DHS OIG Redacted Report OTG POGO 575

After an unusual showdown between the Department of Homeland Security (DHS) and its watchdog, a report on the rollout of President Trump’s first iteration of his so-called travel ban on travelers from seven countries was finally released on the eve of the government shutdown last Friday. The report by the DHS Office of Inspector General (OIG) sheds new light on what went wrong inside the government—but parts of the report are still shrouded in secrecy.

“We're pleased that this watchdog report is finally seeing the light of day, but remain concerned that the Department's redactions may go too far," said Danielle Brian, executive director at the Project On Government Oversight (POGO). "An Inspector General shouldn't have to rely on Congressional pressure and media attention to be able to publicly release its unclassified findings. We'll be closely watching DHS and other agencies for future attempts to muzzle their watchdogs with overreaching secrecy claims."

The report’s issuance was delayed by months because DHS sought to prevent the release of certain parts of the report on the basis that they contained information on DHS’s “deliberative process.”

John Roth, the DHS Inspector General until the end of November, slammed DHS’s review of his office’s report in a scathing November 20, 2017, letter to Congress that stated DHS’s use of the deliberate process privilege “would significantly hamper my office’s ability to keep ‘Congress fully and currently informed about problems and deficiencies.’”

POGO, partnering with OpenTheGovernment.org (OTG), sought to compel the release of the report by filing a Freedom of Information Act (FOIA) request, citing Roth’s description of the report as “final.” The OIG initially declined to provide the report on the basis that the matter was still “ongoing”—a reference to ongoing negotiations with DHS. POGO and OTG had filed a FOIA appeal on January 17, 2018, urging the OIG to promptly review and release the report. Just days later, the OIG finally released the report publicly.

POGO was and still is concerned that agencies can use the deliberative process privilege to muzzle their watchdogs from reporting wrongdoing and fully releasing the evidence that is the basis for their conclusions. This week, Senator Tammy Duckworth (D-IL) requested a review across the federal inspectors general community to examine whether other agencies have also attempted to silence watchdog offices.

“I am particularly troubled by the Department’s threat to invoke the deliberative process privilege, as this is the first time in my tenure as Inspector General that the Department has indicated that they may assert this privilege in connection with one of our reports or considered preventing the release of a report on that basis,” Roth wrote. “We regularly have published dozens of reports that delve into the Department’s rationale for specific policies and decisions, and comment on the basis and process for which those decisions were made.”

“Indeed, that is at the heart of what Inspectors Generals do,” Roth stated.

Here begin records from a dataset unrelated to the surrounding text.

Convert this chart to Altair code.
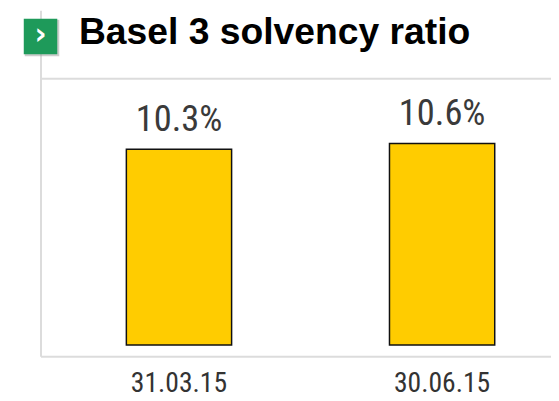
import altair as alt
import pandas as pd

categories = ["31.03.15", "30.06.15"]
values = [10.3, 10.6]
value_labels = ["10.3%", "10.6%"]
title_text = "Basel 3 solvency ratio"

df = pd.DataFrame({"date": categories, "ratio": values, "label": value_labels})

W, H = 551, 393
COND = "Roboto Condensed"

xscale = alt.Scale(domain=categories, range=[40, 574], paddingInner=0.6, paddingOuter=0.3)
yscale = alt.Scale(domain=[0, 12], range=[339, 107.7], zero=True, nice=False)

base = alt.Chart(df)

bars = base.mark_bar(color="#FFCC00", stroke="#111111", strokeWidth=1.5).encode(
    x=alt.X("date:N", scale=xscale, axis=None, sort=categories),
    y=alt.Y("ratio:Q", scale=yscale, axis=None),
)

vlabels = base.mark_text(font=COND, fontSize=37, color="#3a3a3a",
                         baseline="alphabetic", dy=-19).encode(
    x=alt.X("date:N", scale=xscale, sort=categories),
    y=alt.Y("ratio:Q", scale=yscale),
    text="label:N",
)

xlabels = base.mark_text(font=COND, fontSize=28, color="#333333",
                         baseline="alphabetic").encode(
    x=alt.X("date:N", scale=xscale, sort=categories),
    y=alt.value(387),
    text="date:N",
)

one = alt.Data(values=[{"k": 1}])
frame_color = "#DCDCDC"
vline = alt.Chart(one).mark_rule(color=frame_color, strokeWidth=2).encode(
    x=alt.value(33.5), y=alt.value(0), y2=alt.value(351))
hline1 = alt.Chart(one).mark_rule(color=frame_color, strokeWidth=2).encode(
    x=alt.value(33.5), x2=alt.value(W), y=alt.value(69))
hline2 = alt.Chart(one).mark_rule(color=frame_color, strokeWidth=2).encode(
    x=alt.value(33.5), x2=alt.value(W), y=alt.value(351))

shadow = alt.Chart(one).mark_rect(color="#9a9a9a", opacity=0.5).encode(
    x=alt.value(17), x2=alt.value(52), y=alt.value(9), y2=alt.value(46))
icon = alt.Chart(one).mark_rect(color="#1E9A5A").encode(
    x=alt.value(16), x2=alt.value(50), y=alt.value(8), y2=alt.value(44))
chev = alt.Chart(one).mark_text(text="\u203a", font="DejaVu Sans", fontWeight="bold",
                                fontSize=30, color="white", baseline="middle", align="center").encode(
    x=alt.value(33), y=alt.value(25))

title = alt.Chart(one).mark_text(text=title_text, font="Liberation Sans", fontWeight="bold",
                                 fontSize=37.8, color="#000000", align="left",
                                 baseline="alphabetic").encode(
    x=alt.value(72), y=alt.value(34))

chart = alt.layer(vline, hline1, hline2, bars, vlabels, xlabels, shadow, icon, chev, title).properties(
    width=W, height=H,
    autosize=alt.AutoSizeParams(type="none"),
    padding=0,
).configure_view(stroke=None)

chart.save("out.html", embed_options={"renderer": "svg", "actions": False})
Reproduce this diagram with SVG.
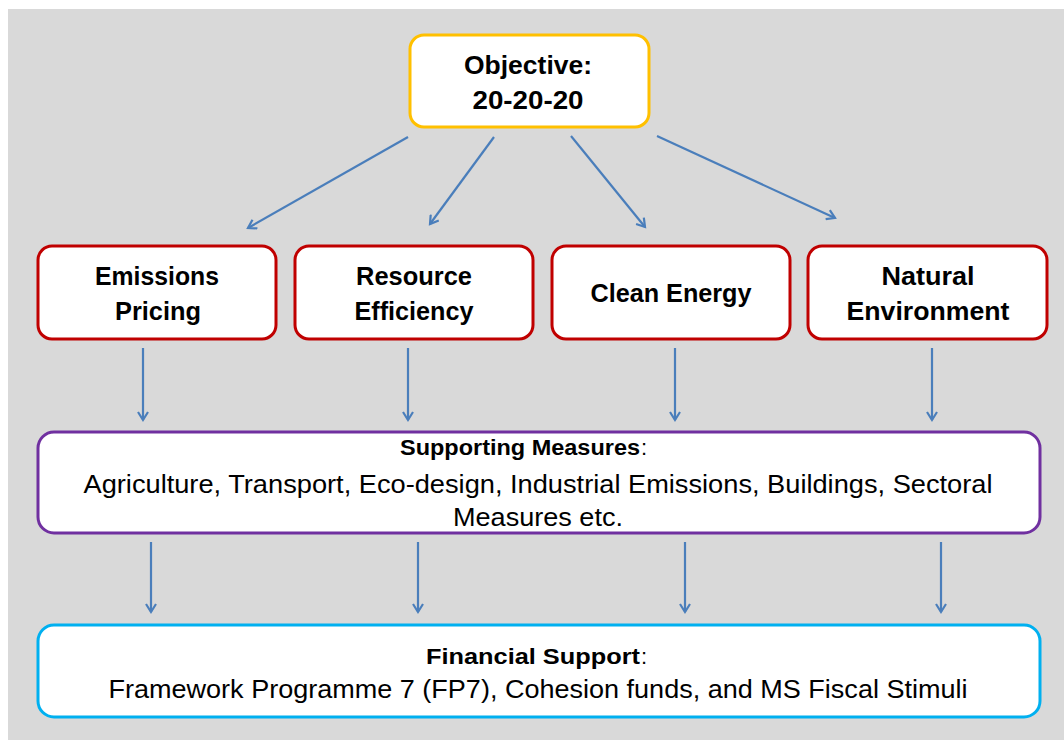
<svg xmlns="http://www.w3.org/2000/svg" width="1064" height="740" viewBox="0 0 1064 740">
<style>
.box{fill:#fff;stroke-width:3}
.t{font-family:"Liberation Sans",Arial,sans-serif;fill:#000;text-anchor:middle}
.b{font-weight:bold;font-size:25px}
.n{font-size:25px}
.c{stroke:#4a7ebb;stroke-width:2.2;fill:none;marker-end:url(#ah)}
</style>
<defs>
<marker id="ah" markerWidth="12" markerHeight="12" refX="9" refY="6" orient="auto" markerUnits="userSpaceOnUse">
<path d="M1,1 L9,6 L1,11" fill="none" stroke="#4a7ebb" stroke-width="2.2"/>
</marker>
</defs>
<rect x="8" y="9" width="1056" height="731" fill="#d9d9d9"/>
<g id="connectors">
<line class="c" x1="408" y1="137" x2="248" y2="228"/>
<line class="c" x1="494" y1="137" x2="430" y2="224"/>
<line class="c" x1="571" y1="136" x2="645" y2="227"/>
<line class="c" x1="657" y1="136" x2="835" y2="218"/>
<line class="c" x1="143" y1="348" x2="143" y2="420"/>
<line class="c" x1="408" y1="348" x2="408" y2="420"/>
<line class="c" x1="675" y1="348" x2="675" y2="420"/>
<line class="c" x1="932" y1="348" x2="932" y2="420"/>
<line class="c" x1="151" y1="542" x2="151" y2="612"/>
<line class="c" x1="418" y1="542" x2="418" y2="612"/>
<line class="c" x1="685" y1="542" x2="685" y2="612"/>
<line class="c" x1="941" y1="542" x2="941" y2="612"/>
</g>
<g id="objective">
<rect class="box" x="410" y="35" width="239" height="92" rx="14" stroke="#ffc000"/>
<text class="t b" x="528" y="74" textLength="128" lengthAdjust="spacingAndGlyphs">Objective:</text>
<text class="t b" x="528" y="109" textLength="111" lengthAdjust="spacingAndGlyphs">20-20-20</text>
</g>
<g id="emissions">
<rect class="box" x="38" y="246" width="238" height="93" rx="14" stroke="#c00000"/>
<text class="t b" x="157" y="285" textLength="124" lengthAdjust="spacingAndGlyphs">Emissions</text>
<text class="t b" x="158" y="320" textLength="86" lengthAdjust="spacingAndGlyphs">Pricing</text>
</g>
<g id="resource">
<rect class="box" x="295" y="246" width="238" height="93" rx="14" stroke="#c00000"/>
<text class="t b" x="414" y="285" textLength="116" lengthAdjust="spacingAndGlyphs">Resource</text>
<text class="t b" x="414" y="320" textLength="119" lengthAdjust="spacingAndGlyphs">Efficiency</text>
</g>
<g id="clean">
<rect class="box" x="552" y="246" width="238" height="93" rx="14" stroke="#c00000"/>
<text class="t b" x="671" y="302" textLength="161" lengthAdjust="spacingAndGlyphs">Clean Energy</text>
</g>
<g id="natural">
<rect class="box" x="808" y="246" width="239" height="93" rx="14" stroke="#c00000"/>
<text class="t b" x="928" y="285" textLength="93" lengthAdjust="spacingAndGlyphs">Natural</text>
<text class="t b" x="928" y="320" textLength="163" lengthAdjust="spacingAndGlyphs">Environment</text>
</g>
<g id="supporting">
<rect class="box" x="38" y="432" width="1002" height="101" rx="16" stroke="#7030a0"/>
<text class="t" x="520" y="455" font-size="22" font-weight="bold" textLength="240" lengthAdjust="spacingAndGlyphs">Supporting Measures</text>
<text x="641" y="455" font-size="22" font-family="Liberation Sans, Arial, sans-serif">:</text>
<text class="t n" x="538" y="493" textLength="909" lengthAdjust="spacingAndGlyphs">Agriculture, Transport, Eco-design, Industrial Emissions, Buildings, Sectoral</text>
<text class="t n" x="538" y="526" textLength="170" lengthAdjust="spacingAndGlyphs">Measures etc.</text>
</g>
<g id="financial">
<rect class="box" x="38" y="625" width="1002" height="92" rx="16" stroke="#00b0f0"/>
<text class="t" x="533" y="664" font-size="22" font-weight="bold" textLength="214" lengthAdjust="spacingAndGlyphs">Financial Support</text>
<text x="641" y="664" font-size="22" font-family="Liberation Sans, Arial, sans-serif">:</text>
<text class="t n" x="538" y="698" textLength="859" lengthAdjust="spacingAndGlyphs">Framework Programme 7 (FP7), Cohesion funds, and MS Fiscal Stimuli</text>
</g>
</svg>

The OIG report found that the government’s rollout of the travel ban was haphazard and beset by confusion with little guidance given to DHS employees. Even at the senior-most levels of DHS, there was little heads up that Trump’s ban was coming. The ban caused chaos at airports and at land and sea ports of entry to the United States, with Customs and Border Protection (CBP) employees, travelers, airlines, and others unsure who could enter the United States and who couldn’t. The OIG report provides new unreported details on how DHS’s implementation of Trump’s travel ban executive order played out.

But there are many passages in the report that DHS redacted. Questions have been raised about the integrity of the redaction process and the motivations behind the redactions.

“Secretary [Kirstjen] Nielsen’s decision to personally determine which portions of the report should be redacted raises serious conflict-of-interest concerns,” said Senator Duckworth in a statement. “Given Secretary Nielsen’s central role in the Muslim ban’s implementation, it is inappropriate that she did not recuse herself and instead was able to choose which of her actions or emails to hide from Congressional oversight and the American people.”

While publication of the report is a big step in the right direction, the details behind the black boxes of redactions are still likely of interest to many in Congress, the public, and parties involved in suing the Trump administration over the issue of the travel ban in its various iterations. The legal challenges were also in the news on Friday: at the urging of Trump’s Justice Department, the Supreme Court announced it will likely hear arguments this spring in a travel-ban case originally brought by the state of Hawaii.

The travel ban as well as this report will continue to be a source of controversy. One Senator pledged to seek release of the entire report.

“We requested this independent, non-partisan investigation because the American people deserve to know how and why the Trump administration fell down on the job, violated multiple federal court orders and failed to provide even the most basic guidance or warning regarding the President’s discriminatory and unconstitutional Muslim Ban, causing chaos at airports across the country,” stated Senator Duckworth. “It’s unfortunate that instead of leveling with the public, the Trump Administration spent months trying to cover up its gross mismanagement. The strength and integrity of our democracy depend upon a transparent government accountable to its people. The Trump Administration needs to release the full, un-redacted report.”

By: Nick Schwellenbach
Director of Investigations, POGO

Nick Schwellenbach Nick Schwellenbach's areas of expertise include: Government Oversight, Wasteful Contractor Spending, Open Government, Financial Sector, Whistleblower Issues.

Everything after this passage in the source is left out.